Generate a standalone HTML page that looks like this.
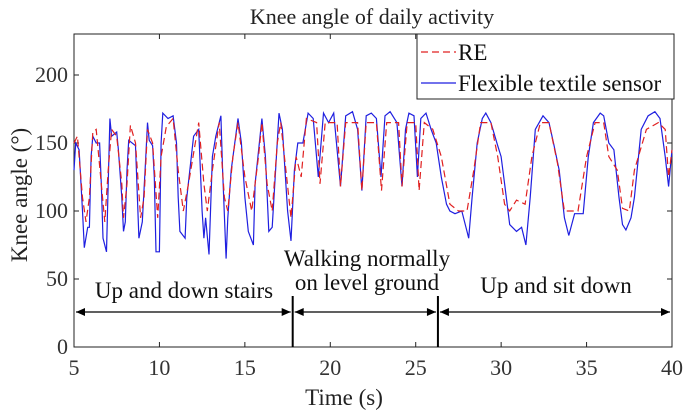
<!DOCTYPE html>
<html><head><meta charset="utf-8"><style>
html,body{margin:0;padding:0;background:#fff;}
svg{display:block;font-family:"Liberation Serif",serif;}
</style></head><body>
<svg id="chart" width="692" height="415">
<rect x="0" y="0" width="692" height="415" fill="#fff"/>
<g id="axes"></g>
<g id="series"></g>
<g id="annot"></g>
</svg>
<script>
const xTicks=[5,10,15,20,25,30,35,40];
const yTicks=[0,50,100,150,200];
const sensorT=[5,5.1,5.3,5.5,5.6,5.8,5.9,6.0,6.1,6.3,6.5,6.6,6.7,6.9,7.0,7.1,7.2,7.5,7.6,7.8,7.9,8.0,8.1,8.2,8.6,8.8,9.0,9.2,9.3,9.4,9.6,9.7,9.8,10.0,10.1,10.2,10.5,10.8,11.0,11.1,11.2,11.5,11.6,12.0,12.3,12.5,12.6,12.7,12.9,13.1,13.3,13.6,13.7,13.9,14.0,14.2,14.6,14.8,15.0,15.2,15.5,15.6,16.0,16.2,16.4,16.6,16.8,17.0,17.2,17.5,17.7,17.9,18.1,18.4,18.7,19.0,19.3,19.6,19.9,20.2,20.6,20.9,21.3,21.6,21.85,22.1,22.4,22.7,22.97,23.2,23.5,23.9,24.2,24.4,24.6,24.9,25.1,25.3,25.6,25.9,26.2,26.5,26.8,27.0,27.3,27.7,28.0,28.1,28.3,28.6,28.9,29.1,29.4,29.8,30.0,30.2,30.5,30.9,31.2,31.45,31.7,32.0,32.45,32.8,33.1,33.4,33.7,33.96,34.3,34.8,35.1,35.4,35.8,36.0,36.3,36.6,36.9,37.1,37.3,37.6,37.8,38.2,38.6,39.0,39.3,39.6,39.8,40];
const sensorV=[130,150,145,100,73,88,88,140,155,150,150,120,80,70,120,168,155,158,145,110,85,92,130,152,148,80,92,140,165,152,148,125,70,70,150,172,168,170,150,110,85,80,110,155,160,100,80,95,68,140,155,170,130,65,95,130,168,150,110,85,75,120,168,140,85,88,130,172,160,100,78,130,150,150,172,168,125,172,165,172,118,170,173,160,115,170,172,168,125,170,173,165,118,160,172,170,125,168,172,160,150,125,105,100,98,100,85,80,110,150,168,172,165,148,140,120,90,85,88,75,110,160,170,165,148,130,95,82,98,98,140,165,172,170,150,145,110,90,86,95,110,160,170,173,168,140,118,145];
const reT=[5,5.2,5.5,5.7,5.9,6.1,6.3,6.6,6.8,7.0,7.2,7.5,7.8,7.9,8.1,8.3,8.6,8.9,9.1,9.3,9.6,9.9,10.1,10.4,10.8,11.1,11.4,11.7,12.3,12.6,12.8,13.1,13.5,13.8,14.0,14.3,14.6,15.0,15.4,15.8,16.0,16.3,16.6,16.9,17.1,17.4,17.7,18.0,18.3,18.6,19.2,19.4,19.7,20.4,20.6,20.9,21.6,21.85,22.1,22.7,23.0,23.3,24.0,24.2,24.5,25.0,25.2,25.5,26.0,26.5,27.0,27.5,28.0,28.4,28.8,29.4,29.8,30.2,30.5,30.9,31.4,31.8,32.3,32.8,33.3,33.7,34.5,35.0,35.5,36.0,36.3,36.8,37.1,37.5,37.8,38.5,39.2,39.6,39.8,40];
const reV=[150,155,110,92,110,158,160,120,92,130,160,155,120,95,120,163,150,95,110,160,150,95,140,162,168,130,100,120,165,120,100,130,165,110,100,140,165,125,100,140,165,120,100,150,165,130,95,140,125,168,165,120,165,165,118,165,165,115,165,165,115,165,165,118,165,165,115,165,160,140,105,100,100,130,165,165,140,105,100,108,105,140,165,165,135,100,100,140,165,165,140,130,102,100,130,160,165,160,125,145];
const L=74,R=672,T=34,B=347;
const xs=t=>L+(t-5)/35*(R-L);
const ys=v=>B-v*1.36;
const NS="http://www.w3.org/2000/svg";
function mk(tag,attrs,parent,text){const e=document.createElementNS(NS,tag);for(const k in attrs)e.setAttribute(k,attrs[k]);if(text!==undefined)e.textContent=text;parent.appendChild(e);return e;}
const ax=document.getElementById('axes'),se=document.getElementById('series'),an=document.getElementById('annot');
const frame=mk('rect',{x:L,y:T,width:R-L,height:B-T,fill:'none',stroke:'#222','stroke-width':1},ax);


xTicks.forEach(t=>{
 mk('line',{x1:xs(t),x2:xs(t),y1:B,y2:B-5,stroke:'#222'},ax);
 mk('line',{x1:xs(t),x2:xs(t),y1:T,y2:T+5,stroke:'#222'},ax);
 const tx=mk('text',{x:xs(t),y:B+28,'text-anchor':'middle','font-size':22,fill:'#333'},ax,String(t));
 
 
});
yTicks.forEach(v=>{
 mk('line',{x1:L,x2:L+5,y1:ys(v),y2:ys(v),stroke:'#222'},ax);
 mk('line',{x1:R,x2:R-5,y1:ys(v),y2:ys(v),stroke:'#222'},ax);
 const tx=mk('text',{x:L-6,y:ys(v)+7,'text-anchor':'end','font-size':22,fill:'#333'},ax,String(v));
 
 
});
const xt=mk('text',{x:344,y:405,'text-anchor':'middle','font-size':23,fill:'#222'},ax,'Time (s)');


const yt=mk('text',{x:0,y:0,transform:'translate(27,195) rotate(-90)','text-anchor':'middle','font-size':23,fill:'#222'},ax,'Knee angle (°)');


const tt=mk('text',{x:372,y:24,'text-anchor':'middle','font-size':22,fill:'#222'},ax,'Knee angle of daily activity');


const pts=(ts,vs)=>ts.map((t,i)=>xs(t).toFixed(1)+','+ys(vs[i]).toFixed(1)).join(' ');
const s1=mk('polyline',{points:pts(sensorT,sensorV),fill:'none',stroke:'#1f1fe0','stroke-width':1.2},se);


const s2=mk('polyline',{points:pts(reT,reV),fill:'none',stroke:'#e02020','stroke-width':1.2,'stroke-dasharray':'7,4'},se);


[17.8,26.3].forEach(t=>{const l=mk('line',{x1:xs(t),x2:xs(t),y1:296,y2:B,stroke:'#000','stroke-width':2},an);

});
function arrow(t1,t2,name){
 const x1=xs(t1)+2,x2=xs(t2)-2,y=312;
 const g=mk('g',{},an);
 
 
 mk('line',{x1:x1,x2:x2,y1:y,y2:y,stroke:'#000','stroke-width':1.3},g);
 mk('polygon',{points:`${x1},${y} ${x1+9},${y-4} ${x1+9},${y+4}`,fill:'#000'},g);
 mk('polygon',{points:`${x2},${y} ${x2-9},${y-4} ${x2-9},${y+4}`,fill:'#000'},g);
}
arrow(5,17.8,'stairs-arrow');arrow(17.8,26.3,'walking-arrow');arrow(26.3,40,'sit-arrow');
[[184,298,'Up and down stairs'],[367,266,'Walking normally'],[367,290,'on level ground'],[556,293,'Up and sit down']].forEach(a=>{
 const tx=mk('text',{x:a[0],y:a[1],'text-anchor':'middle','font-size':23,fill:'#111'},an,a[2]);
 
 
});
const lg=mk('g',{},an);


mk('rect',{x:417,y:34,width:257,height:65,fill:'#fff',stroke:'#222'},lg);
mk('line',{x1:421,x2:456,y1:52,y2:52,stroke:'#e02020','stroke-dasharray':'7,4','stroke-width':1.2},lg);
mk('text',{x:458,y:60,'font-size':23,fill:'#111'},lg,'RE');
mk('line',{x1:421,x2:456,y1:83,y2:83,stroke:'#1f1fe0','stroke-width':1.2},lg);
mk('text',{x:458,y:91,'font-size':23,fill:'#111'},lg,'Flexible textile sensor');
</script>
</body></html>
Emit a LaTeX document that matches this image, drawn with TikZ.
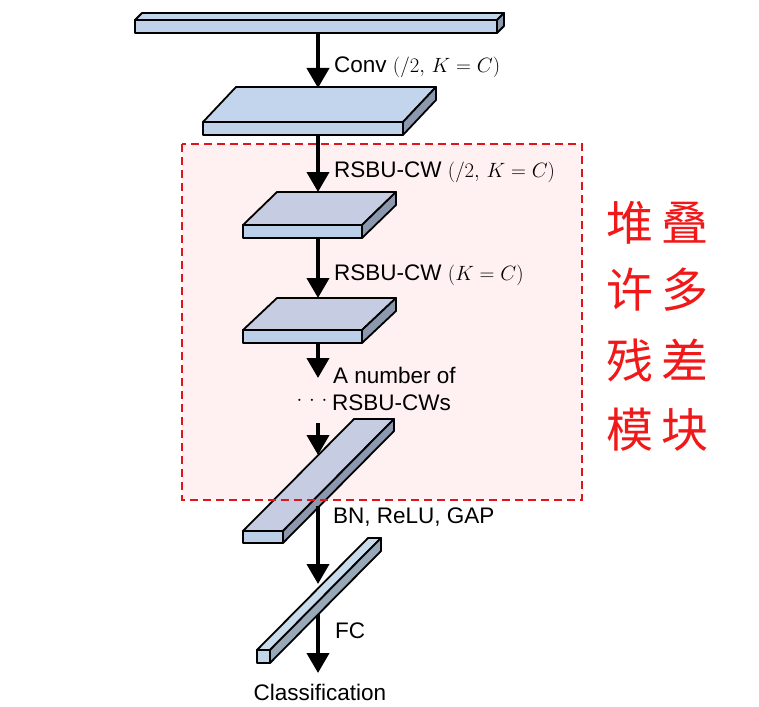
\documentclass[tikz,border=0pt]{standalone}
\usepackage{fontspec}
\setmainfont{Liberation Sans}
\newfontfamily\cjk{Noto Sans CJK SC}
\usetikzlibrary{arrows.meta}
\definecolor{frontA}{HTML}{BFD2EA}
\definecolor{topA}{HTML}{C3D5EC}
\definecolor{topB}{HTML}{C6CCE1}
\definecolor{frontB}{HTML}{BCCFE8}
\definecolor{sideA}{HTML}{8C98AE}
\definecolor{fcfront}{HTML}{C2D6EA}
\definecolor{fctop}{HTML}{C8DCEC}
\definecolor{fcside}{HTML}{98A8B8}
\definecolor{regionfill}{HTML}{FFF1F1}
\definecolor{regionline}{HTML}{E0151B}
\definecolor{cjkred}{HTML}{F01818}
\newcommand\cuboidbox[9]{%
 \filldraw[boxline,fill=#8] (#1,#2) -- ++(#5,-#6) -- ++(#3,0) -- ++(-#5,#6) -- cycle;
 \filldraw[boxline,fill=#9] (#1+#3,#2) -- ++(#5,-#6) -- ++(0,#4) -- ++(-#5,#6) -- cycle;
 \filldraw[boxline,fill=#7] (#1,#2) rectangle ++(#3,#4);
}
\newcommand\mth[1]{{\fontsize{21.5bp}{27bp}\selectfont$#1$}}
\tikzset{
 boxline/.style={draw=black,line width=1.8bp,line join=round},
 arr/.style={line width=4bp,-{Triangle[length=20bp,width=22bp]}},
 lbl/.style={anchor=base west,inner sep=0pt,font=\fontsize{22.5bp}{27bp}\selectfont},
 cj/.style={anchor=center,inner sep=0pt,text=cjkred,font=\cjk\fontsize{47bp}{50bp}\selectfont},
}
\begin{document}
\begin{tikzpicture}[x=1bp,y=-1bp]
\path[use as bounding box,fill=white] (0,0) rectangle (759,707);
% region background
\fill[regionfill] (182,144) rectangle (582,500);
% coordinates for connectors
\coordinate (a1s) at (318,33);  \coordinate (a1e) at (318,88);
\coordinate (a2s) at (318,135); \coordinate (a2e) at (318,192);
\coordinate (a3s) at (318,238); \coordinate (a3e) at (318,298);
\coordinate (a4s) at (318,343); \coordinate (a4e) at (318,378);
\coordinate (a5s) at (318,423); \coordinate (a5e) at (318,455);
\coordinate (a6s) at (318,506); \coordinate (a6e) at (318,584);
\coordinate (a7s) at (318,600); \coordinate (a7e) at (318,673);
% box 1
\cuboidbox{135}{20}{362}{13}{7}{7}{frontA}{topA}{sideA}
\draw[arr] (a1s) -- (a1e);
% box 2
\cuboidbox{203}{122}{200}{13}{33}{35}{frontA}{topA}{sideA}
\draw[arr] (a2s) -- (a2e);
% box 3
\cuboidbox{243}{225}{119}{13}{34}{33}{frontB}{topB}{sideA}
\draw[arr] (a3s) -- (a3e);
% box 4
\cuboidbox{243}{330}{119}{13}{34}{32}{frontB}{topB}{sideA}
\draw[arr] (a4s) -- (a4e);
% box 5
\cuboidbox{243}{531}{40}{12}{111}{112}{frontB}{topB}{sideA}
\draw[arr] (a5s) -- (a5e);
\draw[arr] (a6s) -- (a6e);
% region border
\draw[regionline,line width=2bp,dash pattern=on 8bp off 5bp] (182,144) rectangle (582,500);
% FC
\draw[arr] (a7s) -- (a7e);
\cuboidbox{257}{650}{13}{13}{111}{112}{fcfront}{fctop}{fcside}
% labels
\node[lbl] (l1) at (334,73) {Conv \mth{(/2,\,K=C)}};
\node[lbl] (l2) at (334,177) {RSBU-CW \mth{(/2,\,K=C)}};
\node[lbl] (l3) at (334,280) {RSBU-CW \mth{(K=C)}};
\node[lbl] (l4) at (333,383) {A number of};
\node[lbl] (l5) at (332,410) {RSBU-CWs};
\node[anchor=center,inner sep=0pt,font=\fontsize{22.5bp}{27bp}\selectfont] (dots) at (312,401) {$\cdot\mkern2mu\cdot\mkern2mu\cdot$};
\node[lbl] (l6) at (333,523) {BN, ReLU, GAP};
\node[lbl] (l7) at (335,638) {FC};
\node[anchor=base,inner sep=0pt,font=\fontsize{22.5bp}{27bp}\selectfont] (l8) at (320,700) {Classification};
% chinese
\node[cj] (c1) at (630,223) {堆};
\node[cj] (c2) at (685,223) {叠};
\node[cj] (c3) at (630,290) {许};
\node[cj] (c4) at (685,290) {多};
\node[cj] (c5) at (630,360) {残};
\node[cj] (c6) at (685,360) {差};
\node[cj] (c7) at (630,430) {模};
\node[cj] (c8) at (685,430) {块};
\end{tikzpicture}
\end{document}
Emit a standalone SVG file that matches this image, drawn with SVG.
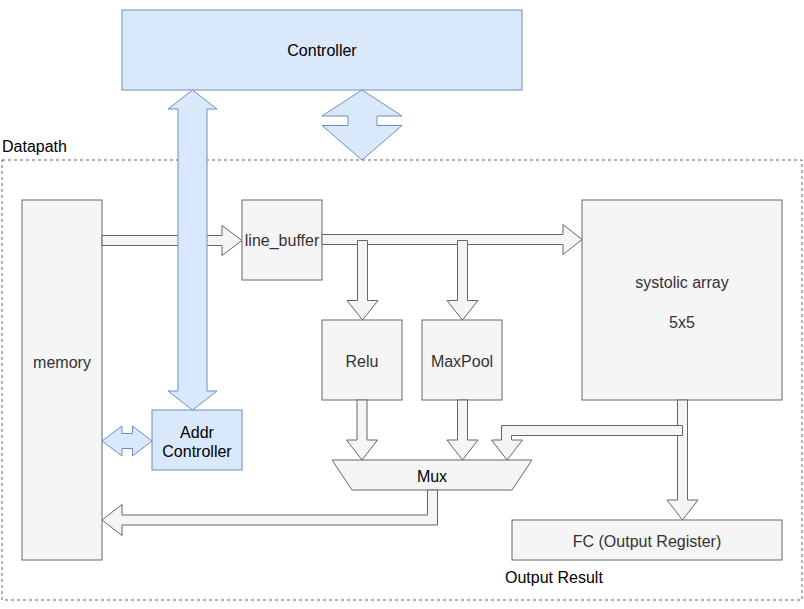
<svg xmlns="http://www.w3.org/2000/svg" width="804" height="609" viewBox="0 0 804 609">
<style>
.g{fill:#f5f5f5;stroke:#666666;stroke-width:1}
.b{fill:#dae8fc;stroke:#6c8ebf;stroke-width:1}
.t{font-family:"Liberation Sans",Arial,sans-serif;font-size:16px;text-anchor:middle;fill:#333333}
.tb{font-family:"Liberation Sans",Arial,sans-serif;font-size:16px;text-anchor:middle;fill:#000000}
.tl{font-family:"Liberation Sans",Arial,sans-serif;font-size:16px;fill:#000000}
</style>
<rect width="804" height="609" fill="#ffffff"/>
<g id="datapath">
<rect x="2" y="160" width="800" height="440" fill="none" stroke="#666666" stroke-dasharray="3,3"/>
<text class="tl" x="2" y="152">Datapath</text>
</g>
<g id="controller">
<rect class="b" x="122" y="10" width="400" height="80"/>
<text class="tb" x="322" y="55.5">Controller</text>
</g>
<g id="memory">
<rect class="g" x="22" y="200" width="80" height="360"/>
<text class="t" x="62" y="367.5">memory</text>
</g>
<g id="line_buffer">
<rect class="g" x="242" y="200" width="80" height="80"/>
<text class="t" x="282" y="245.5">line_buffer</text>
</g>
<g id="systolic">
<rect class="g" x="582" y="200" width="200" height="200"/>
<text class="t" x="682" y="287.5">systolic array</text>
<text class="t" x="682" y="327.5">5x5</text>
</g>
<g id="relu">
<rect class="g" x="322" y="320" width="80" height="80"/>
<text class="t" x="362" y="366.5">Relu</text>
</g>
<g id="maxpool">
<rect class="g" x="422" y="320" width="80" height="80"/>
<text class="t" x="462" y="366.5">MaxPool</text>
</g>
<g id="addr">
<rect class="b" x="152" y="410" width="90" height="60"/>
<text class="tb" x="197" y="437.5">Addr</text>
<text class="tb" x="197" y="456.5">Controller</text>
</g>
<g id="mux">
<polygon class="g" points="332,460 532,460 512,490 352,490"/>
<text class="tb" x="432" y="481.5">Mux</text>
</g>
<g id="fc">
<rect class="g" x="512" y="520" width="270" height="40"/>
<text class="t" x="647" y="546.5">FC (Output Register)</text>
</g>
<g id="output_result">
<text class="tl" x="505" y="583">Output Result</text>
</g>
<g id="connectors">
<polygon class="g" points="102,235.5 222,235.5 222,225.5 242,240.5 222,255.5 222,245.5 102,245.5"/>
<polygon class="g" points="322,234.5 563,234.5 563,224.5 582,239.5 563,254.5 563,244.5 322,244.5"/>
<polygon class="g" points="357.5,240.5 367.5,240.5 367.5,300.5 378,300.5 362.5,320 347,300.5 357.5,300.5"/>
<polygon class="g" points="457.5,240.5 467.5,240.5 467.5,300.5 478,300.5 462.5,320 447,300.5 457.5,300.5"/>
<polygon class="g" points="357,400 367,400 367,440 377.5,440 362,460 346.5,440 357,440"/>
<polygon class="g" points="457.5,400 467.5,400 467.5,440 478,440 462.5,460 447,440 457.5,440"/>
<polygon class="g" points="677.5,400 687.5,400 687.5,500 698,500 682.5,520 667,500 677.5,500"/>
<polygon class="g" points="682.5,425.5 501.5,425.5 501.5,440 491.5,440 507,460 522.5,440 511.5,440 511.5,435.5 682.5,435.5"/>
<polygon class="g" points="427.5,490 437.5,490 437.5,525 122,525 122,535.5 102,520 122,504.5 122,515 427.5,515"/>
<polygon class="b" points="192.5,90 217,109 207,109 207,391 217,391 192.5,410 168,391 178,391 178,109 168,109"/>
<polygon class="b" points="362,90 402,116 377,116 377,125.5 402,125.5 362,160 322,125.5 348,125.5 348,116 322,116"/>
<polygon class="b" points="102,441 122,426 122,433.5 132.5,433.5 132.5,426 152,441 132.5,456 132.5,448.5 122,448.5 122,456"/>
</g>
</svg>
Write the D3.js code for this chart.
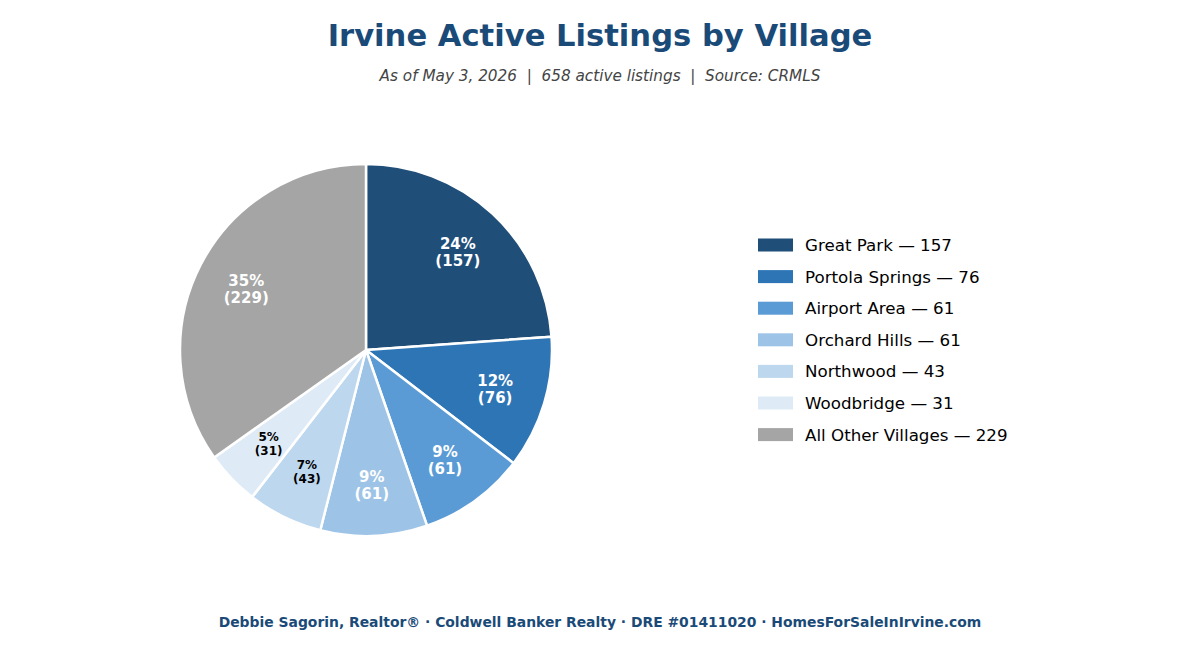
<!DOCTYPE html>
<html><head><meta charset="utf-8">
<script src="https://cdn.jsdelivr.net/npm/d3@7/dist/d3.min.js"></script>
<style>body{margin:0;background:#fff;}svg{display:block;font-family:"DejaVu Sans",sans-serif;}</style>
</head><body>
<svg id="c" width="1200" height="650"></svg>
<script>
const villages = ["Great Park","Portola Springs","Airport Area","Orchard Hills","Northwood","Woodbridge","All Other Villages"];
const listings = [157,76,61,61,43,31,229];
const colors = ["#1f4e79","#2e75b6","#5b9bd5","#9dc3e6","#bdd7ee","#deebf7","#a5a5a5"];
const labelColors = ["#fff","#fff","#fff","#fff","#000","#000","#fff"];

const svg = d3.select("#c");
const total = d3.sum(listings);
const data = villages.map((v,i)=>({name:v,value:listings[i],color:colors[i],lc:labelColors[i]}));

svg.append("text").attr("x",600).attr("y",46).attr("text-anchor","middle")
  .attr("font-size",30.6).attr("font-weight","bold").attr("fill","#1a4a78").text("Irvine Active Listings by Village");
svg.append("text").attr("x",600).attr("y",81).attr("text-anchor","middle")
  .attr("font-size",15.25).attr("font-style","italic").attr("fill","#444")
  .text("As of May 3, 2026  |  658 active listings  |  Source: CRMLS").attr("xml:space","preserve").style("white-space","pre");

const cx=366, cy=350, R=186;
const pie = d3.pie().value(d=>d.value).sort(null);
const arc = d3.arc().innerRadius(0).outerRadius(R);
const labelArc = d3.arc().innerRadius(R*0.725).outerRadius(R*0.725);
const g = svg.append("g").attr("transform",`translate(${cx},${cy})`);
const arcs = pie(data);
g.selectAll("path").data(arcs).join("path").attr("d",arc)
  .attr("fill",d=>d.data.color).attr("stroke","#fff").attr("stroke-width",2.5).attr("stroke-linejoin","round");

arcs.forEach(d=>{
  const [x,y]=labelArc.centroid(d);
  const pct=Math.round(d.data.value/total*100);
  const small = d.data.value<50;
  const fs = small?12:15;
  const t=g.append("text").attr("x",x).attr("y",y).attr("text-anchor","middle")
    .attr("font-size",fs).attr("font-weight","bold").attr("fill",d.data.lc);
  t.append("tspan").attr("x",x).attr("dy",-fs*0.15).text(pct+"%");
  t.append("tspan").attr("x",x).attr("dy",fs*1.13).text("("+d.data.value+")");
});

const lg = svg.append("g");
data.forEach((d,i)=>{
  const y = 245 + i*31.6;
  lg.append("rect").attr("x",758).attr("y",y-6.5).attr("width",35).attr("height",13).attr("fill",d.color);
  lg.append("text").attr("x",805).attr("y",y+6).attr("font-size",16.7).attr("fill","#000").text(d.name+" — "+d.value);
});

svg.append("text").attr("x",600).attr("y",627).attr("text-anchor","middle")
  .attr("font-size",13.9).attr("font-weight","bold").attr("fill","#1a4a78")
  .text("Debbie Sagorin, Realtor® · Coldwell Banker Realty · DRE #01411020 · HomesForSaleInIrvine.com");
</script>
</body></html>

____________________

(EXERCISE INSTRUCTIONS):
Which lines hold the word "chart"? Copy each of them from the records.

(RESULT FOR THIS TASK):
<svg id="chart" width="692" height="415">
Write the D3.js code for this chart.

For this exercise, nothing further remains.